Review the experiment with students. A variety of celestial objects were imaged at varying exposure times. Emphasize that the experiment was too change just one thing at a time about the telescope/CCD system for each set of images. That makes time the variable in each set of images. Ask students to predict the effect they think exposure time will have on the images. How will they measure the effect they predict? Students should also predict what will not change as a result of varying exposure times.

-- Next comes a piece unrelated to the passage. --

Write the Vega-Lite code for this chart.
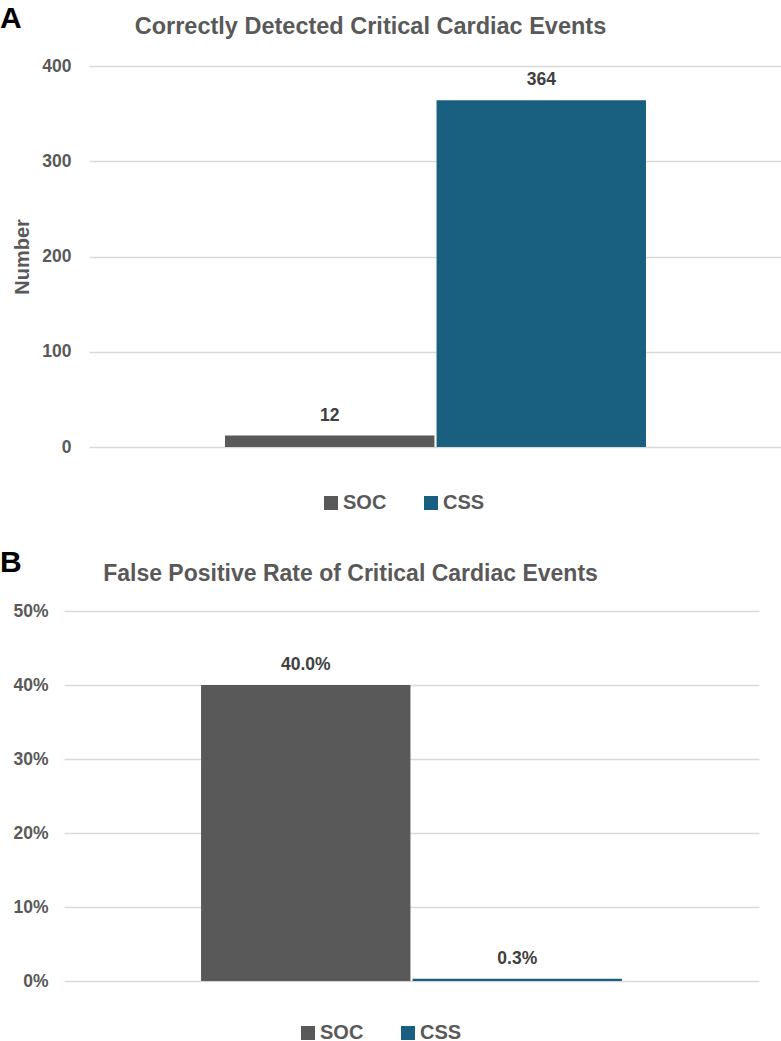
{
  "$schema": "https://vega.github.io/schema/vega-lite/v6.json",
  "padding": {"left": 0, "top": 3, "right": 0, "bottom": 0},
  "autosize": {"type": "pad"},
  "background": "white",
  "config": {
    "font": "Liberation Sans",
    "view": {"stroke": null},
    "axis": {
      "labelFont": "Liberation Sans",
      "labelFontSize": 17.5,
      "labelFontWeight": "bold",
      "labelColor": "#595959",
      "gridColor": "#d9d9d9",
      "gridWidth": 1.5,
      "domain": false,
      "ticks": false,
      "titleFont": "Liberation Sans",
      "titleFontSize": 20,
      "titleFontWeight": "bold",
      "titleColor": "#595959"
    },
    "legend": {
      "labelFont": "Liberation Sans",
      "labelFontSize": 20,
      "labelFontWeight": "bold",
      "labelColor": "#595959",
      "symbolType": "square",
      "symbolSize": 196,
      "symbolStrokeWidth": 0,
      "symbolOpacity": 1,
      "labelOffset": 2,
      "columnPadding": 34,
      "direction": "horizontal",
      "orient": "none"
    },
    "title": {
      "font": "Liberation Sans",
      "fontWeight": "bold",
      "color": "#595959",
      "fontSize": 23
    }
  },
  "spacing": 35,
  "vconcat": [
    {
      "title": {"text": "A", "anchor": "start", "frame": "bounds", "dx": -11, "offset": -19, "fontSize": 30, "color": "#000000", "font": "Liberation Sans", "fontWeight": "bold"},
      "spacing": 0,
      "hconcat": [
        {"width": 1, "height": 1, "data": {"values": []}, "mark": "point", "encoding": {}},
        {
          "width": 693,
          "height": 381,
          "title": {"text": "Correctly Detected Critical Cardiac Events", "dx": -65, "offset": 19, "fontSize": 23.5},
          "data": {"values": [
            {"group": "SOC", "value": 12},
            {"group": "CSS", "value": 364}
          ]},
          "encoding": {
            "x": {"field": "group", "type": "nominal", "sort": ["SOC", "CSS"], "axis": null,
                  "scale": {"paddingInner": 0.01, "paddingOuter": 0.643}},
            "y": {"field": "value", "type": "quantitative",
                  "scale": {"domain": [0, 400]},
                  "axis": {"title": "Number", "values": [0, 100, 200, 300, 400], "labelPadding": 18, "titlePadding": 9}}
          },
          "layer": [
            {
              "mark": {"type": "bar"},
              "encoding": {
                "color": {"field": "group", "type": "nominal",
                          "scale": {"domain": ["SOC", "CSS"], "range": ["#595959", "#196080"]},
                          "legend": {"title": null, "legendX": 310, "legendY": 427}}
              }
            },
            {
              "mark": {"type": "text", "dy": -20, "baseline": "middle", "font": "Liberation Sans", "fontWeight": "bold", "fontSize": 17.5, "color": "#404040"},
              "encoding": {"text": {"field": "value", "type": "quantitative"}}
            }
          ]
        }
      ]
    },
    {
      "title": {"text": "B", "anchor": "start", "frame": "bounds", "dx": -11, "offset": -15, "fontSize": 30, "color": "#000000", "font": "Liberation Sans", "fontWeight": "bold"},
      "spacing": 0,
      "hconcat": [
        {"width": 1, "height": 1, "data": {"values": []}, "mark": "point", "encoding": {}},
        {
          "width": 695,
          "height": 370,
          "title": {"text": "False Positive Rate of Critical Cardiac Events", "dx": -61, "offset": 16},
          "data": {"values": [
            {"group": "SOC", "value": 0.4},
            {"group": "CSS", "value": 0.003}
          ]},
          "encoding": {
            "x": {"field": "group", "type": "nominal", "sort": ["SOC", "CSS"], "axis": null,
                  "scale": {"paddingInner": 0.01, "paddingOuter": 0.648}},
            "y": {"field": "value", "type": "quantitative",
                  "scale": {"domain": [0, 0.5]},
                  "axis": {"title": null, "values": [0, 0.1, 0.2, 0.3, 0.4, 0.5], "format": ".0%", "labelPadding": 16}}
          },
          "layer": [
            {
              "mark": {"type": "bar"},
              "encoding": {
                "color": {"field": "group", "type": "nominal",
                          "scale": {"domain": ["SOC", "CSS"], "range": ["#595959", "#196080"]},
                          "legend": {"title": null, "legendX": 287, "legendY": 412}}
              }
            },
            {
              "mark": {"type": "text", "dy": -20, "baseline": "middle", "font": "Liberation Sans", "fontWeight": "bold", "fontSize": 17.5, "color": "#404040"},
              "encoding": {"text": {"field": "value", "type": "quantitative", "format": ".1%"}}
            }
          ]
        }
      ]
    }
  ],
  "resolve": {"scale": {"color": "independent"}}
}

After the students have worked with one or more sets of images, ask the class to summarize the results.

Evaluation/Assessment:

• Students should be able to return to the images and their lists of observations about the images of Activity 2-Image Quality. Having completed this activity and the previous activities regarding focal length and aperture, they should be able to consider what may have caused the images to differ from one another with more understanding.
• The conclusion section of the experiment is intended to act as the evaluation for this experiment.  If students are able to express what they learned, document what they know about the effects of aperture and how they know it, then they have been successful in accomplishing the objectives for this activity.
• In addition, if you had groups of students concentrate on a particular set of images, you may ask them to look at a different set of images, suggest one or more analysis options for that set and explain what aspect of exposure time they best exemplify. 
• Using the images in the “your_time” folder, ask students to construct a graph of brightness counts verses exposure time for a star of their choice.  Students should be able to write conclusions from their graph as well as making qualitative statements concerning the exposure time and quality of the images in this set.